-- BEGIN Data section --

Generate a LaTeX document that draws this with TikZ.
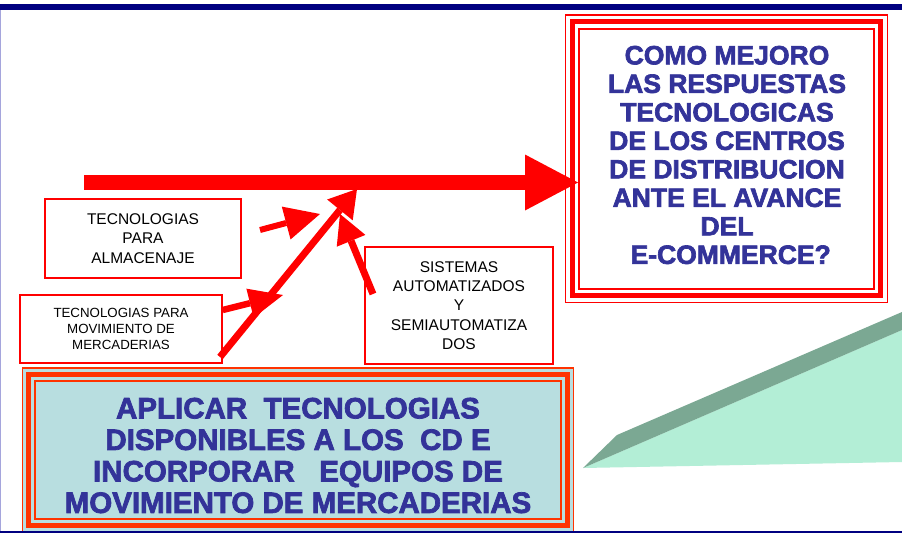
\documentclass[tikz,border=0pt]{standalone}
\usepackage{fontspec}
\setmainfont{Liberation Sans}
\newfontfamily\heavyfont{Liberation Sans}[BoldFeatures={FakeBold=2.5}]
\usetikzlibrary{arrows.meta,positioning}
\definecolor{navy}{RGB}{0,0,128}
\definecolor{edgeline}{RGB}{165,165,220}
\definecolor{titleblue}{RGB}{51,51,153}
\definecolor{frameorange}{RGB}{255,51,0}
\definecolor{paleteal}{RGB}{184,222,224}
\definecolor{palegreen}{RGB}{179,238,214}
\definecolor{darkgreen}{RGB}{123,168,147}

\begin{document}
\begin{tikzpicture}[x=1pt,y=-1pt,
  box/.style={draw=red,line width=1.4pt,fill=white,inner sep=0pt,align=center,text=black},
  heading/.style={text=titleblue,align=center,inner sep=0pt},
  push/.style={draw=red,line width=#1}]

  \useasboundingbox (0,0) rectangle (902,533);
  \fill[white] (0,0) rectangle (902,533);

  % page rules
  \fill[navy] (0,4) rectangle (902,9.5);
  \fill[edgeline] (0,9.5) rectangle (1.3,531);

  % green wedge
  \fill[palegreen] (583,468) -- (902,330) -- (902,462) -- cycle;
  \fill[darkgreen] (583,468) -- (617,435) -- (902,312) -- (902,330) -- cycle;

  % question box
  \node[draw=red,line width=1.5pt,minimum width=322pt,minimum height=287.5pt,inner sep=0pt] (question) at (726.5,158.75) {};
  \draw[red,line width=5pt] ([shift={(7.5,7.5)}]question.north west) rectangle ([shift={(-7.5,-7.5)}]question.south east);
  \draw[red,line width=2pt] ([shift={(14.5,14.5)}]question.north west) rectangle ([shift={(-14.5,-14.5)}]question.south east);
  \node[heading,font=\heavyfont\bfseries\fontsize{26.5}{28.5}\selectfont] (qtext) at (727,155)
    {COMO MEJORO\\LAS RESPUESTAS\\TECNOLOGICAS\\DE LOS CENTROS\\DE DISTRIBUCION\\ANTE EL AVANCE\\DEL\\\ E-COMMERCE?};

  % action box
  \node[draw=frameorange,fill=paleteal,line width=1.5pt,minimum width=551pt,minimum height=164pt,inner sep=0pt] (action) at (298,450) {};
  \draw[frameorange,line width=5pt] ([shift={(7,7)}]action.north west) rectangle ([shift={(-7,-7)}]action.south east);
  \draw[frameorange,line width=2pt] ([shift={(13.5,13.5)}]action.north west) rectangle ([shift={(-13.5,-13.5)}]action.south east);
  \node[heading,font=\heavyfont\bfseries\fontsize{29.5}{31.5}\selectfont] (atext) at (298,455.5)
    {APLICAR\ \ TECNOLOGIAS\\DISPONIBLES A LOS\ \ CD E\\INCORPORAR\ \ \ EQUIPOS DE\\MOVIMIENTO DE MERCADERIAS};

  % technology boxes
  \node[box,minimum width=196pt,minimum height=79pt,font=\fontsize{15.5}{19.5}\selectfont] (storage) at (143,238.5)
    {TECNOLOGIAS\\PARA\\ALMACENAJE};
  \node[box,minimum width=202pt,minimum height=68pt,font=\fontsize{13.3}{16}\selectfont] (handling) at (121,329)
    {TECNOLOGIAS PARA\\MOVIMIENTO DE\\MERCADERIAS};
  \node[box,minimum width=188pt,minimum height=117pt,font=\fontsize{15.5}{19.3}\selectfont] (automation) at (459,305.5)
    {SISTEMAS\\AUTOMATIZADOS\\Y\\SEMIAUTOMATIZA\\DOS};

  % arrows
  \coordinate (mainstart) at (84,182.5);
  \coordinate (maintip) at (578,182.5);
  \coordinate (risefoot) at (220,357);
  \coordinate (risetip) at (357,189);
  \coordinate (storagefoot) at (260,230);
  \coordinate (storagetip) at (320,214);
  \coordinate (handlingtip) at (283,295);
  \coordinate (autofoot) at (373,294);
  \coordinate (autotip) at (340,214);

  \draw[push=15.5pt,-{Triangle[length=53pt,width=56pt,line width=0pt 0]}] (mainstart) -- (maintip);
  \draw[push=7pt,-{Triangle[length=27pt,width=33pt,line width=0pt 0]}] (risefoot) -- (risetip);
  \draw[push=6pt,-{Triangle[length=35pt,width=34pt,line width=0pt 0]}] (storagefoot) -- (storagetip);
  \draw[push=6.5pt,-{Triangle[length=34pt,width=30pt,line width=0pt 0]}] ([yshift=19pt]handling.east) -- (handlingtip);
  \draw[push=7pt,-{Triangle[length=29pt,width=31pt,line width=0pt 0]}] (autofoot) -- (autotip);

  \fill[navy] (0,531) rectangle (902,533);
\end{tikzpicture}
\end{document}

-- END Data section --

■ **Exercise prompt**: Print out the lines exactly, skipping any picture.

■ **Answer**:
Generate a LaTeX document that draws this with TikZ.
\documentclass[tikz,border=0pt]{standalone}
\usepackage{fontspec}
\setmainfont{Liberation Sans}
\newfontfamily\heavyfont{Liberation Sans}[BoldFeatures={FakeBold=2.5}]
\usetikzlibrary{arrows.meta,positioning}
\definecolor{navy}{RGB}{0,0,128}
\definecolor{edgeline}{RGB}{165,165,220}
\definecolor{titleblue}{RGB}{51,51,153}
\definecolor{frameorange}{RGB}{255,51,0}
\definecolor{paleteal}{RGB}{184,222,224}
\definecolor{palegreen}{RGB}{179,238,214}
\definecolor{darkgreen}{RGB}{123,168,147}

\begin{document}
\begin{tikzpicture}[x=1pt,y=-1pt,
  box/.style={draw=red,line width=1.4pt,fill=white,inner sep=0pt,align=center,text=black},
  heading/.style={text=titleblue,align=center,inner sep=0pt},
  push/.style={draw=red,line width=#1}]

  \useasboundingbox (0,0) rectangle (902,533);
  \fill[white] (0,0) rectangle (902,533);

  % page rules
  \fill[navy] (0,4) rectangle (902,9.5);
  \fill[edgeline] (0,9.5) rectangle (1.3,531);

  % green wedge
  \fill[palegreen] (583,468) -- (902,330) -- (902,462) -- cycle;
  \fill[darkgreen] (583,468) -- (617,435) -- (902,312) -- (902,330) -- cycle;

  % question box
  \node[draw=red,line width=1.5pt,minimum width=322pt,minimum height=287.5pt,inner sep=0pt] (question) at (726.5,158.75) {};
  \draw[red,line width=5pt] ([shift={(7.5,7.5)}]question.north west) rectangle ([shift={(-7.5,-7.5)}]question.south east);
  \draw[red,line width=2pt] ([shift={(14.5,14.5)}]question.north west) rectangle ([shift={(-14.5,-14.5)}]question.south east);
  \node[heading,font=\heavyfont\bfseries\fontsize{26.5}{28.5}\selectfont] (qtext) at (727,155)
    {COMO MEJORO\\LAS RESPUESTAS\\TECNOLOGICAS\\DE LOS CENTROS\\DE DISTRIBUCION\\ANTE EL AVANCE\\DEL\\\ E-COMMERCE?};

  % action box
  \node[draw=frameorange,fill=paleteal,line width=1.5pt,minimum width=551pt,minimum height=164pt,inner sep=0pt] (action) at (298,450) {};
  \draw[frameorange,line width=5pt] ([shift={(7,7)}]action.north west) rectangle ([shift={(-7,-7)}]action.south east);
  \draw[frameorange,line width=2pt] ([shift={(13.5,13.5)}]action.north west) rectangle ([shift={(-13.5,-13.5)}]action.south east);
  \node[heading,font=\heavyfont\bfseries\fontsize{29.5}{31.5}\selectfont] (atext) at (298,455.5)
    {APLICAR\ \ TECNOLOGIAS\\DISPONIBLES A LOS\ \ CD E\\INCORPORAR\ \ \ EQUIPOS DE\\MOVIMIENTO DE MERCADERIAS};

  % technology boxes
  \node[box,minimum width=196pt,minimum height=79pt,font=\fontsize{15.5}{19.5}\selectfont] (storage) at (143,238.5)
    {TECNOLOGIAS\\PARA\\ALMACENAJE};
  \node[box,minimum width=202pt,minimum height=68pt,font=\fontsize{13.3}{16}\selectfont] (handling) at (121,329)
    {TECNOLOGIAS PARA\\MOVIMIENTO DE\\MERCADERIAS};
  \node[box,minimum width=188pt,minimum height=117pt,font=\fontsize{15.5}{19.3}\selectfont] (automation) at (459,305.5)
    {SISTEMAS\\AUTOMATIZADOS\\Y\\SEMIAUTOMATIZA\\DOS};

  % arrows
  \coordinate (mainstart) at (84,182.5);
  \coordinate (maintip) at (578,182.5);
  \coordinate (risefoot) at (220,357);
  \coordinate (risetip) at (357,189);
  \coordinate (storagefoot) at (260,230);
  \coordinate (storagetip) at (320,214);
  \coordinate (handlingtip) at (283,295);
  \coordinate (autofoot) at (373,294);
  \coordinate (autotip) at (340,214);

  \draw[push=15.5pt,-{Triangle[length=53pt,width=56pt,line width=0pt 0]}] (mainstart) -- (maintip);
  \draw[push=7pt,-{Triangle[length=27pt,width=33pt,line width=0pt 0]}] (risefoot) -- (risetip);
  \draw[push=6pt,-{Triangle[length=35pt,width=34pt,line width=0pt 0]}] (storagefoot) -- (storagetip);
  \draw[push=6.5pt,-{Triangle[length=34pt,width=30pt,line width=0pt 0]}] ([yshift=19pt]handling.east) -- (handlingtip);
  \draw[push=7pt,-{Triangle[length=29pt,width=31pt,line width=0pt 0]}] (autofoot) -- (autotip);

  \fill[navy] (0,531) rectangle (902,533);
\end{tikzpicture}
\end{document}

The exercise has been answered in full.